Не сразу я понял, что еще меня раздражает и мешает сосредоточиться. Репродуктор тихо сипел голосом Иветты Кораблиновой: «Реальная угроза нависла над завоеванием XX века — репертуарным театром, о чем нынче не тревожатся даже не ленивые, а только мертвые».
Ах, эта тяга к сильным словам! Чудовищная бестактность! Закат репертуарного театра меня, действительно, не тревожил.
— Зина, что за привычка! Выруби эту отпевалу, — крикнул я.
— Тихо. Тихо. Кораблинову, между прочим, вчера муж бросил.
— Это ее проблемы.
— Лапуля, ты говоришь, как бандит из сериала.
— Всё, конец связи. Давай работать. Я пошел за стекло.
В наушниках была весенняя тишина, ее нарушала дежурная перекличка птиц, которую я за годы выучил наизусть, ничуть не приблизившись к тайне. Радионекролог не в первый раз представился мне жанром старомодным и недобросовестным, из груди рвалась песенка «Нас утро встречает прохладой». Интимные интонации собственного голоса живо напомнили Алевтину Ивановну с ее девственной бородавкой, но я только форсировал волнение, потакая, вероятно, требовательным всхлипам Фаины Николавны. Последние слова должны были раствориться в космической музыке Марикони, но Зина меня прервала:
— Еще раз, после «романтика». Ты задул микрофон.
— Хорошо.
— Если романтика… — услышал я собственный голос и подхватил: —… это желание поменять свою участь на любую другую, то Игорь Николаевич не был романтиком. Каприз случая — это сказано не про него. Он верил в смерть.
Меня давно не смущало, что я принадлежу к тому числу умников, которые испытывают большие трудности с осуществлением.
Когда я вышел из студии, Зина уже перематывала готовую пленку на маленькую бобину.
— Слушать будешь?
— Нет.
— Как ты это странно сказал: «верил в смерть». Разве в нее можно верить?
— Ты что-то хотела меня спросить? — сказал я.
— Антипов в папке, — невозмутимо ответила Зина.
К своему стыду, я действительно не помнил, когда у Зины день рождения. Это помогло бы мне избавиться от вопроса, который и без того в здравом уме был невозможен. Весна нынче или осень? А и правда, Зиночка, какое нынче время года? Завтра у тебя день рождения, это я помню, как же. Но… но… Или так: кстати, ты кто по знаку Зодиака?..
Вместо этого я сказал:
— Ну и погода сегодня. Не поймешь: то ли весна, то ли осень?
— Возраст, Костик. Лет двадцать назад тебе бы этот вопрос и в голову не пришел.
Я неопределенно хмыкнул и углубился в личное дело свежего покойника.

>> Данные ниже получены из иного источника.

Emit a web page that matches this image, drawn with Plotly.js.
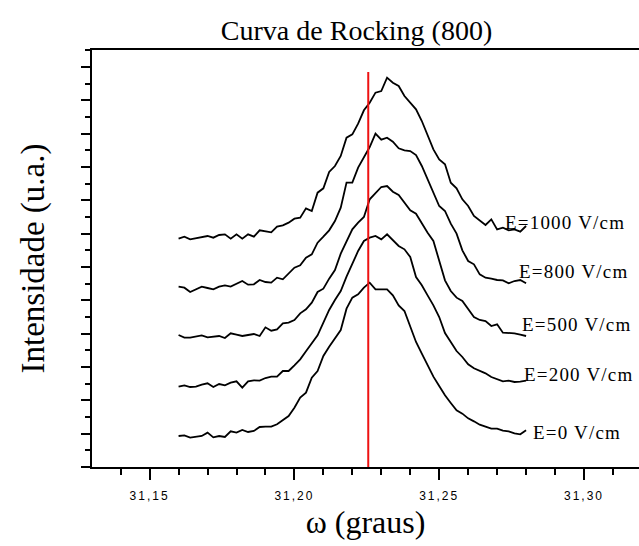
<!DOCTYPE html>
<html>
<head>
<meta charset="utf-8">
<script src="https://cdn.plot.ly/plotly-3.0.1.min.js"></script>
<style>html,body{margin:0;padding:0;background:#fff;}#chart{width:639px;height:546px;}</style>
</head>
<body>
<div id="chart"></div>
<script>
// omega (graus)
const omega = [31.160,31.162,31.164,31.166,31.168,31.170,31.172,31.174,31.176,31.178,
31.180,31.182,31.184,31.186,31.188,31.190,31.192,31.194,31.196,31.198,
31.200,31.202,31.204,31.206,31.208,31.210,31.212,31.214,31.216,31.218,
31.220,31.222,31.224,31.226,31.228,31.230,31.232,31.234,31.236,31.238,
31.240,31.242,31.244,31.246,31.248,31.250,31.252,31.254,31.256,31.258,
31.260,31.262,31.264,31.266,31.268,31.270,31.272,31.274,31.276,31.278,31.280];

// Intensidade (u.a.), curves already offset as in the figure
const e1000 = [685,691,683,686,690,693,688,696,698,685,698,685,698,691,710,708,704,721,725,733,
745,748,776,768,823,836,885,903,933,988,998,1030,1070,1093,1123,1128,1168,1153,1143,1113,
1093,1073,1038,998,953,923,908,853,836,803,783,753,740,726,743,713,718,710,713,706,723];
const e800 = [541,538,525,533,541,537,533,541,545,541,549,558,547,548,561,555,553,568,563,581,
598,605,628,638,673,691,710,738,778,853,853,898,930,960,1000,982,988,976,956,950,
948,936,903,863,826,783,768,730,700,650,618,608,578,568,565,561,560,551,558,561,551];
const e500 = [396,388,388,391,395,389,391,393,387,401,397,393,396,399,393,419,409,413,431,433,
441,461,473,493,525,535,565,591,640,676,713,733,750,803,820,840,843,826,816,793,
770,760,730,703,678,620,560,528,508,498,473,450,441,438,423,428,403,403,401,397,393];
const e200 = [241,245,240,241,247,251,240,249,245,253,257,238,257,260,259,267,271,271,288,288,
305,323,347,371,395,433,471,501,528,571,608,648,678,688,693,683,698,680,663,653,
630,570,545,515,485,450,402,375,348,330,308,296,289,281,270,264,257,259,255,256,259];
const e0 = [93,95,88,91,93,103,89,93,90,107,103,111,105,108,120,121,121,128,140,153,
178,208,223,268,288,333,361,388,411,475,508,518,538,553,533,533,533,515,485,468,
420,375,340,305,271,243,215,192,170,160,146,137,127,121,115,115,109,107,101,98,110];

const seriesNames = ["E=1000 V/cm","E=800 V/cm","E=500 V/cm","E=200 V/cm","E=0 V/cm"];
const seriesData = [e1000, e800, e500, e200, e0];
// label anchor (data coords)
const labelX = [31.2720, 31.2767, 31.2778, 31.2787, 31.2818];
const labelY = [735, 588, 429, 279, 105];

const refOmega = [31.2255, 31.2255];
const refY = [0, 1185];

const xTickVals = [31.15, 31.20, 31.25, 31.30];
const xTickText = ["31,15", "31,20", "31,25", "31,30"];

const traces = seriesData.map((d, i) => ({
  x: omega, y: d, type: 'scatter', mode: 'lines', name: seriesNames[i],
  line: {color: '#000', width: 1.8}, showlegend: false, hoverinfo: 'skip'
}));
traces.push({x: refOmega, y: refY, type: 'scatter', mode: 'lines',
  line: {color: '#ee1111', width: 2}, showlegend: false, hoverinfo: 'skip'});

const annotations = seriesNames.map((t, i) => ({
  x: labelX[i], y: labelY[i], xref: 'x', yref: 'y', xanchor: 'left', yanchor: 'middle',
  text: '<span style="letter-spacing:1.2px">' + t + '</span>', showarrow: false,
  font: {family: 'Liberation Serif', size: 19, color: '#000'}
}));

const layout = {
  width: 639, height: 546,
  margin: {l: 92, r: 0, t: 50, b: 79},
  paper_bgcolor: '#fff', plot_bgcolor: '#fff',
  separators: ',.',
  title: {text: 'Curva de Rocking (800)', font: {family: 'Liberation Serif', size: 28, color: '#000'},
    x: 0.558, xanchor: 'center', y: 0.945, yanchor: 'middle'},
  xaxis: {
    range: [31.1301, 31.3190], showgrid: false, zeroline: false,
    showline: true, linecolor: '#000', linewidth: 2, mirror: true,
    ticks: 'outside', ticklen: 11, tickwidth: 2, tickcolor: '#000',
    tickmode: 'array', tickvals: xTickVals,
    ticktext: xTickText.map(s => '<span style="letter-spacing:2px">' + s + '</span>'),
    tickfont: {family: 'Liberation Sans', size: 12, color: '#000'},
    ticklabelstandoff: 6,
    minor: {tickmode: 'linear', tick0: 31.15, dtick: 0.01, ticks: 'outside', ticklen: 6, tickwidth: 2, tickcolor: '#000'},
    title: {text: 'ω (graus)', font: {family: 'Liberation Serif', size: 32, color: '#000'}, standoff: 8}
  },
  yaxis: {
    range: [0, 1251], showgrid: false, zeroline: false,
    showline: true, linecolor: '#000', linewidth: 2,
    ticks: 'outside', ticklen: 9, tickwidth: 2, tickcolor: '#000',
    tickmode: 'linear', tick0: 0, dtick: 100, showticklabels: false,
    minor: {tickmode: 'linear', tick0: 0, dtick: 50, ticks: 'outside', ticklen: 5, tickwidth: 2, tickcolor: '#000'},
    title: {text: 'Intensidade (u.a.)', font: {family: 'Liberation Serif', size: 33, color: '#000'}, standoff: 26}
  },
  annotations: annotations
};

Plotly.newPlot('chart', traces, layout, {displayModeBar: false, staticPlot: true});
</script>
</body>
</html>
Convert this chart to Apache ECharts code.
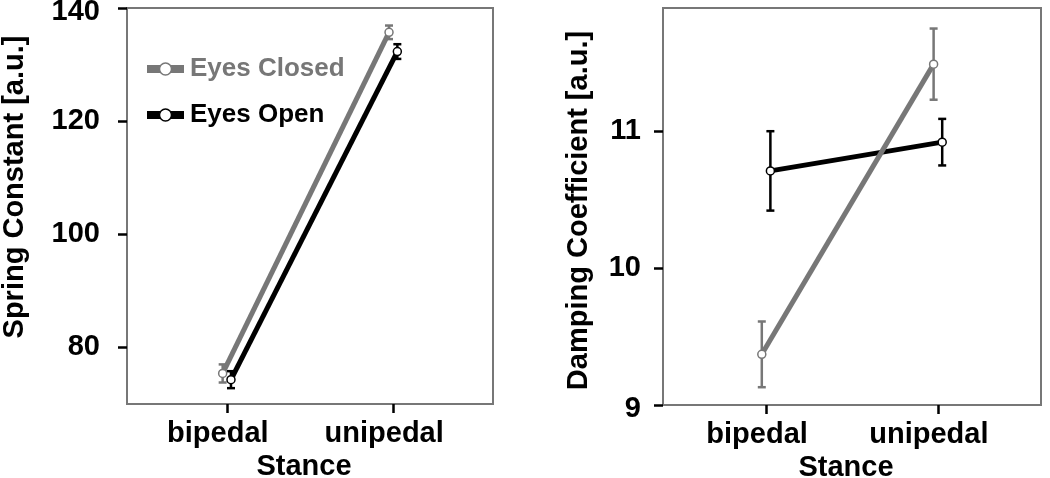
<!DOCTYPE html>
<html>
<head>
    <meta charset="utf-8"/>
    <title>Spring / Damping</title>
    <script src="https://cdn.jsdelivr.net/npm/echarts@6/dist/echarts.min.js"></script>
</head>
<body style="margin:0">
<div id="main" style="width: 1050px; height: 478px"></div>
<script type="text/javascript">
    // data
    var stance = ['bipedal', 'unipedal'];
    var springClosed = [75.4, 135.7];
    var springClosedErr = [1.6, 1.2];
    var springOpen = [74.3, 132.3];
    var springOpenErr = [1.5, 1.3];
    var dampClosed = [9.37, 11.49];
    var dampClosedErr = [0.24, 0.26];
    var dampOpen = [10.71, 10.92];
    var dampOpenErr = [0.29, 0.17];
    var springTicks = [80, 100, 120, 140];
    var dampTicks = [9, 10, 11];

    var dodge = 0.025;   // side-by-side shift of the two groups
    var GRAY = '#777777';
    var FONT = 'Liberation Sans';
    var FS = 29;

    function pts(vals, shift) {
        return vals.map(function (v, i) { return [i + 1 + shift, v]; });
    }
    function bars(vals, errs, shift) {
        return vals.map(function (v, i) { return [i + 1 + shift, v - errs[i], v + errs[i]]; });
    }

    function errRender(color) {
        return function (params, api) {
            var lo = api.coord([api.value(0), api.value(1)]);
            var hi = api.coord([api.value(0), api.value(2)]);
            var w = 4;
            var st = {stroke: color, lineWidth: 2.5};
            return {
                type: 'group',
                children: [
                    {type: 'line', shape: {x1: lo[0], y1: lo[1], x2: hi[0], y2: hi[1]}, style: st},
                    {type: 'line', shape: {x1: lo[0] - w, y1: lo[1], x2: lo[0] + w, y2: lo[1]}, style: st},
                    {type: 'line', shape: {x1: hi[0] - w, y1: hi[1], x2: hi[0] + w, y2: hi[1]}, style: st}
                ]
            };
        };
    }

    function xAxis(idx) {
        return {
            type: 'value', gridIndex: idx, min: 0.4, max: 2.6,
            name: 'Stance', nameLocation: 'middle', nameGap: 47,
            nameTextStyle: {fontFamily: FONT, fontWeight: 'bold', fontSize: FS, color: '#000', padding: [0, 12, 0, 0]},
            axisLine: {lineStyle: {color: GRAY, width: 2}},
            axisTick: {customValues: [1, 2], length: 9, lineStyle: {color: '#000', width: 2.5}},
            axisLabel: {
                customValues: [1, 2], margin: 15,
                fontFamily: FONT, fontWeight: 'bold', fontSize: FS, color: '#000',
                padding: [0, 18, 0, 0],
                formatter: function (v) { return stance[Math.round(v) - 1]; }
            },
            splitLine: {show: false}
        };
    }

    function yAxis(idx, name, min, max, ticks, gap, pad, labelMargin) {
        var top = ticks[ticks.length - 1], bottom = ticks[0];
        return {
            type: 'value', gridIndex: idx, min: min, max: max,
            name: name, nameLocation: 'middle', nameGap: gap,
            nameTextStyle: {fontFamily: FONT, fontWeight: 'bold', fontSize: FS, color: '#000', padding: pad},
            axisLine: {show: true, lineStyle: {color: GRAY, width: 2}},
            axisTick: {customValues: ticks, length: 9, lineStyle: {color: '#000', width: 2.5}},
            axisLabel: {
                customValues: ticks, margin: labelMargin, fontFamily: FONT, fontWeight: 'bold', fontSize: FS, color: '#000',
                // labels at the very top/bottom edge sit a little lower, like the original
                formatter: function (v) {
                    if (v === top && top === max) return '{low|' + v + '}';
                    if (v === bottom && bottom === min) return '{low|' + v + '}';
                    return String(v);
                },
                rich: {low: {fontFamily: FONT, fontWeight: 'bold', fontSize: FS, color: '#000', padding: [8, 0, 0, 0]}}
            },
            splitLine: {show: false}
        };
    }

    function lineSeries(name, idx, data, color) {
        return {
            name: name, type: 'line', xAxisIndex: idx, yAxisIndex: idx,
            data: data, z: 3,
            lineStyle: {color: color, width: 5},
            itemStyle: {color: '#fff', borderColor: color, borderWidth: 1.5},
            symbol: 'circle', symbolSize: 8, showSymbol: true,
            emphasis: {disabled: true}
        };
    }

    function errSeries(idx, data, color) {
        return {
            type: 'custom', xAxisIndex: idx, yAxisIndex: idx,
            data: data, z: 2, silent: true,
            renderItem: errRender(color)
        };
    }

    var myChart = echarts.init(document.getElementById('main'));
    var option = {
        animation: false,
        backgroundColor: '#fff',
        grid: [
            {left: 127, right: 557, top: 8, bottom: 74, show: true, borderColor: GRAY, borderWidth: 2, outerBoundsMode: 'none'},
            {left: 663, right: 9, top: 8, bottom: 73, show: true, borderColor: GRAY, borderWidth: 2, outerBoundsMode: 'none'}
        ],
        legend: {
            orient: 'vertical', left: 143, top: 54, padding: 0,
            itemWidth: 37, itemHeight: 15, itemGap: 16,
            lineStyle: {width: 8},
            itemStyle: {borderWidth: 1.5},
            textStyle: {fontFamily: FONT, fontWeight: 'bold', fontSize: 26, lineHeight: 30, padding: [0, 0, 0, 1]},
            data: [
                {name: 'Eyes Closed', textStyle: {color: GRAY}},
                {name: 'Eyes Open', textStyle: {color: '#000'}}
            ]
        },
        xAxis: [xAxis(0), xAxis(1)],
        yAxis: [
            yAxis(0, 'Spring Constant [a.u.]', 70, 140, springTicks, 98, [0, 0, 0, 38], 27),
            yAxis(1, 'Damping Coefficient [a.u.]', 9, 11.9, dampTicks, 70, [0, 8, 0, 0], 22)
        ],
        series: [
            errSeries(0, bars(springOpen, springOpenErr, dodge), '#000'),
            errSeries(0, bars(springClosed, springClosedErr, -dodge), GRAY),
            lineSeries('Eyes Open', 0, pts(springOpen, dodge), '#000'),
            lineSeries('Eyes Closed', 0, pts(springClosed, -dodge), GRAY),
            errSeries(1, bars(dampOpen, dampOpenErr, dodge), '#000'),
            errSeries(1, bars(dampClosed, dampClosedErr, -dodge), GRAY),
            lineSeries('Eyes Open', 1, pts(dampOpen, dodge), '#000'),
            lineSeries('Eyes Closed', 1, pts(dampClosed, -dodge), GRAY)
        ]
    };
    myChart.setOption(option);
</script>
</body>
</html>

Владимир Сергеевич Антипов при своей жизни занимался акустикой, стоял едва ли не у истоков электронной музыки, занимался имитацией природных звуков и шумов, голосов птиц и животных. Почти коллега. И сам он, как водилось у «шестидесятников», был не чужд сочинительства: в программках филармонических концертов конкретной музыки стояли его композиции.
По молодости он охотно писал для популярных журналов и, надо сказать, писал превосходно. Вообще, вдохновенный был человек, он мне уже нравился. Лицо как будто знакомое, что-то между Ноздревым и Пьером Безуховым. В безвинных и шалых глазах читалась внутренняя сосредоточенность уссурийского тигра. С таким на дурачка не проедешь. Простодушного, может, и пощадит, но объегорить себя не даст, а наживку из лести даже не заметит. Я уже досочинял образ: Антипов был умен не только ученым умом, но и человеческим, не специальным, а общим.
Жаль, что мы не встретились раньше. Во фланелевой, расстегнутой на две пуговицы рубашке… Губы в улыбке, не собраны, как у школьника, нечаянно поставившего кляксу. Но и про уссурийского тигра забывать нельзя.
Над многими вещами Антипов заставил меня задуматься впервые. В народных верованиях голос, утверждал он, это принадлежность освоенного человеком пространства. Голос человека, животного, музыкального инструмента существенная примета «этого мира». В заговорах болезни изгоняют туда, где не кричат петухи, не блеют овцы, не звучит волынка, не поют девушки. Недаром и во время поминок их участники общаются друг с другом шепотом, то есть без голоса. И напротив, если сорвется голос у кого-либо из поющих в церкви во время венчания, это может повлечь смерть одного из новобрачных.